:: Information shown
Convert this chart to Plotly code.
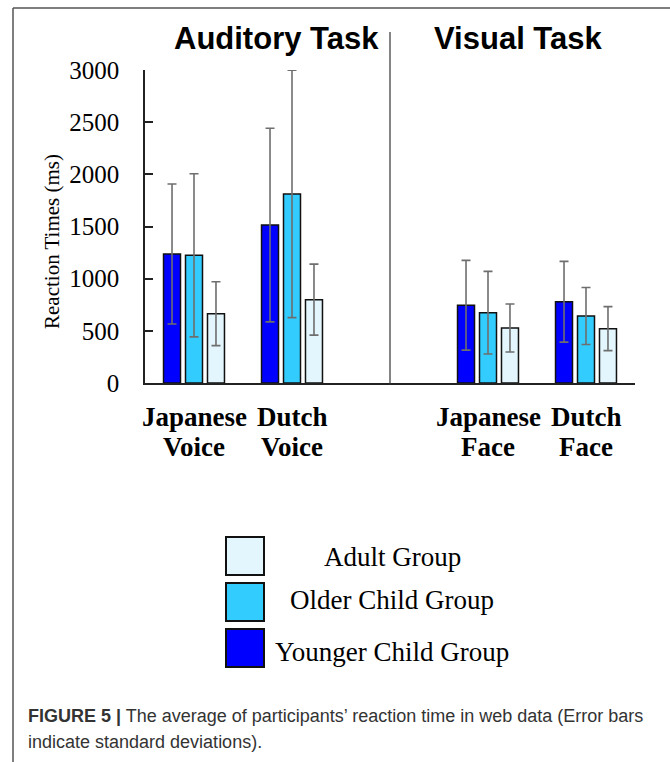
import plotly.graph_objects as go

# ---------------- data ----------------
categories = ["Japanese Voice", "Dutch Voice", "Japanese Face", "Dutch Face"]
cat_lines = [("Japanese", "Voice"), ("Dutch", "Voice"), ("Japanese", "Face"), ("Dutch", "Face")]
axis_order = ["Japanese Voice", "Dutch Voice", " ", "Japanese Face", "Dutch Face"]

series_names = ["Younger Child Group", "Older Child Group", "Adult Group"]
younger_mean = [1236, 1514, 745, 779]
younger_sd = [671, 928, 430, 387]
older_mean = [1224, 1812, 674, 642]
older_sd = [782, 1185, 396, 273]
adult_mean = [664, 799, 527, 521]
adult_sd = [306, 340, 230, 211]

y_ticks = [0, 500, 1000, 1500, 2000, 2500, 3000]
panel_titles = ["Auditory Task", "Visual Task"]
y_title = "Reaction Times (ms)"
caption_bold = "FIGURE 5 |"
caption_line1 = " The average of participants\u2019 reaction time in web data (Error bars"
caption_line2 = "indicate standard deviations)."

# ---------------- styling ----------------
colors = ["#0000FF", "#33CCFF", "#E3F6FD"]
W, H = 670, 762
ML, MR, MT, MB = 145, 35, 70, 379
PW, PH = W - ML - MR, H - MT - MB
SERIF = "Liberation Serif"
SANS = "Liberation Sans"


def px(x):
    return (x - ML) / PW


def py(y):
    return (MT + PH - y) / PH


fig = go.Figure()
for name, m, sd, c in zip(series_names,
                          [younger_mean, older_mean, adult_mean],
                          [younger_sd, older_sd, adult_sd], colors):
    fig.add_trace(go.Bar(
        x=categories, y=m, name=name, marker=dict(color=c, line=dict(color="#111", width=1.5)),
        error_y=dict(type="data", array=sd, visible=True, color="#6e6e6e", thickness=1.6, width=4.5),
        showlegend=False,
    ))

shapes = []
# divider between tasks
shapes.append(dict(type="line", xref="x", yref="paper", x0=2, x1=2, y0=py(32), y1=py(385),
                   line=dict(color="#333", width=1.2)))
# figure frame (top and left)
shapes.append(dict(type="line", xref="paper", yref="paper", x0=px(13), x1=px(672), y0=py(8), y1=py(8),
                   line=dict(color="#555", width=1.5)))
shapes.append(dict(type="line", xref="paper", yref="paper", x0=px(13), x1=px(13), y0=py(8), y1=py(765),
                   line=dict(color="#555", width=1.5)))

annotations = []
# panel titles
for t, cx in zip(panel_titles, [276, 518]):
    annotations.append(dict(text=f"<b>{t}</b>", xref="paper", yref="paper", x=px(cx), y=py(39),
                            xanchor="center", yanchor="middle", showarrow=False,
                            font=dict(family=SANS, size=31, color="#000")))
# y title
annotations.append(dict(text=y_title, xref="paper", yref="paper", x=px(52), y=py(242), textangle=-90,
                        xanchor="center", yanchor="middle", showarrow=False,
                        font=dict(family=SERIF, size=21, color="#000")))
# category labels (two lines)
for cat, (l1, l2) in zip(categories, cat_lines):
    for txt, yy in [(l1, 417), (l2, 447)]:
        annotations.append(dict(text=f"<b>{txt}</b>", xref="x", yref="paper", x=cat, y=py(yy),
                                xanchor="center", yanchor="middle", showarrow=False,
                                font=dict(family=SERIF, size=27, color="#000")))

# custom legend (Adult on top)
legend_rows = [(556, 557), (602, 600), (648, 652)]
for (by, ty), name, c in zip(legend_rows, series_names[::-1], colors[::-1]):
    shapes.append(dict(type="rect", xref="paper", yref="paper", x0=px(226), x1=px(264),
                       y0=py(by - 19), y1=py(by + 19), fillcolor=c, line=dict(color="#111", width=2)))
    annotations.append(dict(text=name, xref="paper", yref="paper", x=px(392), y=py(ty),
                            xanchor="center", yanchor="middle", showarrow=False,
                            font=dict(family=SERIF, size=27, color="#000")))

# caption
annotations.append(dict(text=f"<b>{caption_bold}</b>{caption_line1}", xref="paper", yref="paper",
                        x=px(26), y=py(716), xanchor="left", yanchor="middle", showarrow=False,
                        font=dict(family=SANS, size=18, color="#333")))
annotations.append(dict(text=caption_line2, xref="paper", yref="paper",
                        x=px(26), y=py(742), xanchor="left", yanchor="middle", showarrow=False,
                        font=dict(family=SANS, size=18, color="#333")))

fig.update_layout(
    width=W, height=H, margin=dict(l=ML, r=MR, t=MT, b=MB, pad=0),
    paper_bgcolor="white", plot_bgcolor="white",
    barmode="group", bargap=0.327, bargroupgap=0.227,
    shapes=shapes, annotations=annotations,
    xaxis=dict(type="category", categoryorder="array", categoryarray=axis_order,
               range=[-0.5, 4.5], showticklabels=False, ticks="", showgrid=False,
               showline=True, linecolor="#222", linewidth=1.5, zeroline=False),
    yaxis=dict(range=[0, 3000], tickvals=y_ticks, ticks="inside", ticklen=8, tickwidth=1.5,
               tickcolor="#222", showline=True, linecolor="#222", linewidth=1.5,
               showgrid=False, zeroline=False, ticklabelstandoff=19,
               tickfont=dict(family=SERIF, size=25, color="#000")),
)

fig.write_html("out.html")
::::
Leave out the pictures and reproduce the rest of the listing exactly.

Convert this chart to Plotly code.
import plotly.graph_objects as go

# ---------------- data ----------------
categories = ["Japanese Voice", "Dutch Voice", "Japanese Face", "Dutch Face"]
cat_lines = [("Japanese", "Voice"), ("Dutch", "Voice"), ("Japanese", "Face"), ("Dutch", "Face")]
axis_order = ["Japanese Voice", "Dutch Voice", " ", "Japanese Face", "Dutch Face"]

series_names = ["Younger Child Group", "Older Child Group", "Adult Group"]
younger_mean = [1236, 1514, 745, 779]
younger_sd = [671, 928, 430, 387]
older_mean = [1224, 1812, 674, 642]
older_sd = [782, 1185, 396, 273]
adult_mean = [664, 799, 527, 521]
adult_sd = [306, 340, 230, 211]

y_ticks = [0, 500, 1000, 1500, 2000, 2500, 3000]
panel_titles = ["Auditory Task", "Visual Task"]
y_title = "Reaction Times (ms)"
caption_bold = "FIGURE 5 |"
caption_line1 = " The average of participants\u2019 reaction time in web data (Error bars"
caption_line2 = "indicate standard deviations)."

# ---------------- styling ----------------
colors = ["#0000FF", "#33CCFF", "#E3F6FD"]
W, H = 670, 762
ML, MR, MT, MB = 145, 35, 70, 379
PW, PH = W - ML - MR, H - MT - MB
SERIF = "Liberation Serif"
SANS = "Liberation Sans"


def px(x):
    return (x - ML) / PW


def py(y):
    return (MT + PH - y) / PH


fig = go.Figure()
for name, m, sd, c in zip(series_names,
                          [younger_mean, older_mean, adult_mean],
                          [younger_sd, older_sd, adult_sd], colors):
    fig.add_trace(go.Bar(
        x=categories, y=m, name=name, marker=dict(color=c, line=dict(color="#111", width=1.5)),
        error_y=dict(type="data", array=sd, visible=True, color="#6e6e6e", thickness=1.6, width=4.5),
        showlegend=False,
    ))

shapes = []
# divider between tasks
shapes.append(dict(type="line", xref="x", yref="paper", x0=2, x1=2, y0=py(32), y1=py(385),
                   line=dict(color="#333", width=1.2)))
# figure frame (top and left)
shapes.append(dict(type="line", xref="paper", yref="paper", x0=px(13), x1=px(672), y0=py(8), y1=py(8),
                   line=dict(color="#555", width=1.5)))
shapes.append(dict(type="line", xref="paper", yref="paper", x0=px(13), x1=px(13), y0=py(8), y1=py(765),
                   line=dict(color="#555", width=1.5)))

annotations = []
# panel titles
for t, cx in zip(panel_titles, [276, 518]):
    annotations.append(dict(text=f"<b>{t}</b>", xref="paper", yref="paper", x=px(cx), y=py(39),
                            xanchor="center", yanchor="middle", showarrow=False,
                            font=dict(family=SANS, size=31, color="#000")))
# y title
annotations.append(dict(text=y_title, xref="paper", yref="paper", x=px(52), y=py(242), textangle=-90,
                        xanchor="center", yanchor="middle", showarrow=False,
                        font=dict(family=SERIF, size=21, color="#000")))
# category labels (two lines)
for cat, (l1, l2) in zip(categories, cat_lines):
    for txt, yy in [(l1, 417), (l2, 447)]:
        annotations.append(dict(text=f"<b>{txt}</b>", xref="x", yref="paper", x=cat, y=py(yy),
                                xanchor="center", yanchor="middle", showarrow=False,
                                font=dict(family=SERIF, size=27, color="#000")))

# custom legend (Adult on top)
legend_rows = [(556, 557), (602, 600), (648, 652)]
for (by, ty), name, c in zip(legend_rows, series_names[::-1], colors[::-1]):
    shapes.append(dict(type="rect", xref="paper", yref="paper", x0=px(226), x1=px(264),
                       y0=py(by - 19), y1=py(by + 19), fillcolor=c, line=dict(color="#111", width=2)))
    annotations.append(dict(text=name, xref="paper", yref="paper", x=px(392), y=py(ty),
                            xanchor="center", yanchor="middle", showarrow=False,
                            font=dict(family=SERIF, size=27, color="#000")))

# caption
annotations.append(dict(text=f"<b>{caption_bold}</b>{caption_line1}", xref="paper", yref="paper",
                        x=px(26), y=py(716), xanchor="left", yanchor="middle", showarrow=False,
                        font=dict(family=SANS, size=18, color="#333")))
annotations.append(dict(text=caption_line2, xref="paper", yref="paper",
                        x=px(26), y=py(742), xanchor="left", yanchor="middle", showarrow=False,
                        font=dict(family=SANS, size=18, color="#333")))

fig.update_layout(
    width=W, height=H, margin=dict(l=ML, r=MR, t=MT, b=MB, pad=0),
    paper_bgcolor="white", plot_bgcolor="white",
    barmode="group", bargap=0.327, bargroupgap=0.227,
    shapes=shapes, annotations=annotations,
    xaxis=dict(type="category", categoryorder="array", categoryarray=axis_order,
               range=[-0.5, 4.5], showticklabels=False, ticks="", showgrid=False,
               showline=True, linecolor="#222", linewidth=1.5, zeroline=False),
    yaxis=dict(range=[0, 3000], tickvals=y_ticks, ticks="inside", ticklen=8, tickwidth=1.5,
               tickcolor="#222", showline=True, linecolor="#222", linewidth=1.5,
               showgrid=False, zeroline=False, ticklabelstandoff=19,
               tickfont=dict(family=SERIF, size=25, color="#000")),
)

fig.write_html("out.html")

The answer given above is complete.